Адвоката сопровождал какой-то человек в широком сером плаще. Анжелика, к своему удивлению, узнала в нем юного Сербало, который, чтобы скрыть бледное лицо, низко надвинул на глаза шляпу и поднял воротник плаща.
Анжелика попросила Гонтрана подойти к ним и незаметно пригласить за свой столик.
— Боже мой, сударыня, — вздохнул адвокат, садясь на скамью рядом с Анжеликой, — за сегодняшнее утро я уже десять раз видел вас удушенной, двадцать — утопленной и сто раз — погребенной.
— Хватило бы и одного раза, мэтр, — засмеялась она. Но в душе ей было приятно, что он тревожится за нее.
— Неужели вы так боитесь потерять клиентку, которая и платит вам мало, и подвергает вас опасности? — спросила Анжелика.
Он скорчил жалобную гримасу.
— Сентиментальность — это болезнь, от которой нелегко излечиться. А если ты к тому же еще склонен к авантюрам, то наверняка можно сказать: ничего хорошего тебя не ждет. Короче говоря, чем больше усложняется ваше дело, тем больше оно меня захватывает. Как ваша рана?
— Вам уже все известно?
— Это обязанность адвоката-сыщика. Впрочем, должен признаться, присутствующий здесь господин оказал мне бесценную помощь.

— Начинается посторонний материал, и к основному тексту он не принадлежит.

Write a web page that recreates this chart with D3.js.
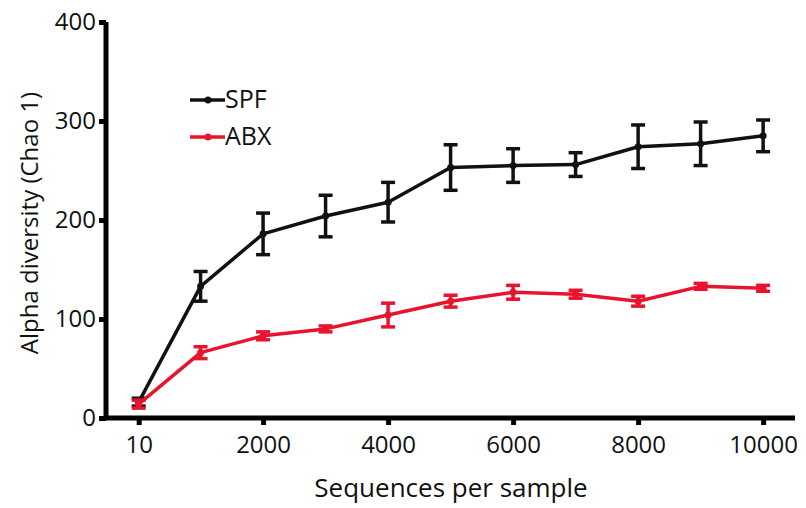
<!DOCTYPE html>
<html>
<head>
<meta charset="utf-8">
<script src="https://cdn.jsdelivr.net/npm/d3@7/dist/d3.min.js"></script>
<style>
  html, body { margin: 0; padding: 0; background: #fff; }
  svg text { font-family: "Open Sans", "DejaVu Sans", sans-serif; fill: #111; }
</style>
</head>
<body>
<svg id="chart" width="806" height="508"></svg>
<script>
// ---- data ----
const depths = [10, 1000, 2000, 3000, 4000, 5000, 6000, 7000, 8000, 9000, 10000];
const spfMean = [16, 133, 186, 204, 218, 253, 255, 256, 274, 277, 285];
const spfErr  = [4, 15, 21, 21, 20, 23, 17, 12, 22, 22, 16];
const abxMean = [14, 66, 83, 90, 104, 118, 127, 125, 118, 133, 131];
const abxErr  = [4, 6, 4, 3, 12, 6, 7, 4, 5, 3, 3];
const xTicks = [10, 2000, 4000, 6000, 8000, 10000];
const yTicks = [0, 100, 200, 300, 400];
const seriesNames = ["SPF", "ABX"];
const seriesColors = ["#111111", "#e8142e"];

const svg = d3.select("#chart");
const x = d3.scaleLinear().domain([-545, 10510]).range([104, 795]);
const y = d3.scaleLinear().domain([0, 400]).range([418, 22]);

// axes
const yAxis = d3.axisLeft(y).tickValues(yTicks).tickSize(7).tickSizeOuter(0).tickPadding(3);
const xAxis = d3.axisBottom(x).tickValues(xTicks).tickSize(7).tickSizeOuter(0).tickPadding(11)
  .tickFormat(d3.format("d"));

const gy = svg.append("g").attr("transform", "translate(106,0)").call(yAxis);
const gx = svg.append("g").attr("transform", "translate(0,418)").call(xAxis);
[gx, gy].forEach(g => {
  g.select(".domain").attr("stroke", "#000").attr("stroke-width", 5);
  g.selectAll(".tick line").attr("stroke", "#000").attr("stroke-width", 5);
  g.selectAll(".tick text").attr("font-size", 24).attr("font-family", "Open Sans").attr("fill", "#111");
});
gx.select(".domain").attr("d", `M${104},0H${795}`);
gy.select(".domain").attr("d", `M0,${y(0)}V${y(400)}`);

// axis titles
svg.append("text").attr("x", 451).attr("y", 497).attr("text-anchor", "middle")
  .attr("font-size", 26).text("Sequences per sample");
svg.append("text").attr("transform", "translate(38,223) rotate(-90)").attr("text-anchor", "middle")
  .attr("font-size", 24).text("Alpha diversity (Chao 1)");

// series
const series = [
  {name: seriesNames[0], mean: spfMean, err: spfErr, color: seriesColors[0]},
  {name: seriesNames[1], mean: abxMean, err: abxErr, color: seriesColors[1]}
];
const line = d3.line().x(d => x(d.x)).y(d => y(d.m));
series.forEach(s => {
  const pts = depths.map((d, i) => ({x: d, m: s.mean[i], e: s.err[i]}));
  const g = svg.append("g");
  g.append("path").datum(pts).attr("d", line).attr("fill", "none")
    .attr("stroke", s.color).attr("stroke-width", 3.5).attr("stroke-linejoin", "round");
  const eb = g.selectAll(".eb").data(pts).enter().append("g");
  eb.append("line").attr("x1", d => x(d.x)).attr("x2", d => x(d.x))
    .attr("y1", d => y(d.m + d.e)).attr("y2", d => y(d.m - d.e))
    .attr("stroke", s.color).attr("stroke-width", 3.5);
  [1, -1].forEach(sg => {
    eb.append("line").attr("x1", d => x(d.x) - 7).attr("x2", d => x(d.x) + 7)
      .attr("y1", d => y(d.m + sg * d.e)).attr("y2", d => y(d.m + sg * d.e))
      .attr("stroke", s.color).attr("stroke-width", 3.5);
  });
  g.selectAll(".pt").data(pts).enter().append("circle")
    .attr("cx", d => x(d.x)).attr("cy", d => y(d.m)).attr("r", 3.5).attr("fill", s.color);
});

// legend
const lg = svg.append("g");
series.forEach((s, i) => {
  const ly = 100 + i * 37;
  lg.append("line").attr("x1", 190).attr("x2", 225).attr("y1", ly).attr("y2", ly)
    .attr("stroke", s.color).attr("stroke-width", 3.5);
  lg.append("circle").attr("cx", 208).attr("cy", ly).attr("r", 3.5).attr("fill", s.color);
  lg.append("text").attr("x", 225).attr("y", ly + 8).attr("font-size", 25).text(s.name);
});
</script>
</body>
</html>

Сербало с воспаленными лиловыми веками и восковым от бессонной ночи лицом рассказал, как дальше развернулись драматические события в Лувре, свидетелем которых он совершенно случайно оказался.
В ту ночь он нес караул у конюшен Тюильри, как вдруг из сада выбежал запыхавшийся человек без парика, который он, видимо, потерял. Это был Бернар д'Андижос. Перед этим он галопом промчался по главной галерее, грохотом своих деревянных каблуков разбудив весь Лувр и Тюильри, из комнат и покоев которых высовывались испуганные лица, а когда часовые пытались преградить ему путь, он отшвыривал их.
Торопливо седлая коня, д'Андижос объяснил Сербало, что только сейчас чуть не убили графиню де Пейрак, а он, д'Андижос, поднял шпагу на Филиппа Орлеанского. Через несколько мгновений он уже пришпоривал лошадь и мчался к воротам Сент-Оноре, крикнув, что едет поднимать Лангедок против короля.
— Бедный маркиз д'Андижос, — засмеялась Анжелика. — Это он… поднимет. Лангедок против короля?..
— Эге! Вы думаете, он этого не сделает? — спросил Сербало.
Он с серьезным видом поднял палец.
— Сударыня, вы совершенно не поняли душу гасконца — у него смех легко сменяется яростью, и никогда нельзя предугадать, чем все кончится. Когда он в ярости, тогда, черт возьми, берегись!
— А ведь и правда, гасконцам я обязана жизнью. А что сталось с Лозеном, вы не знаете?
— Он в Бастилии.
— Боже мой, только бы о нем не забыли там на сорок лет! — вздохнула Анжелика.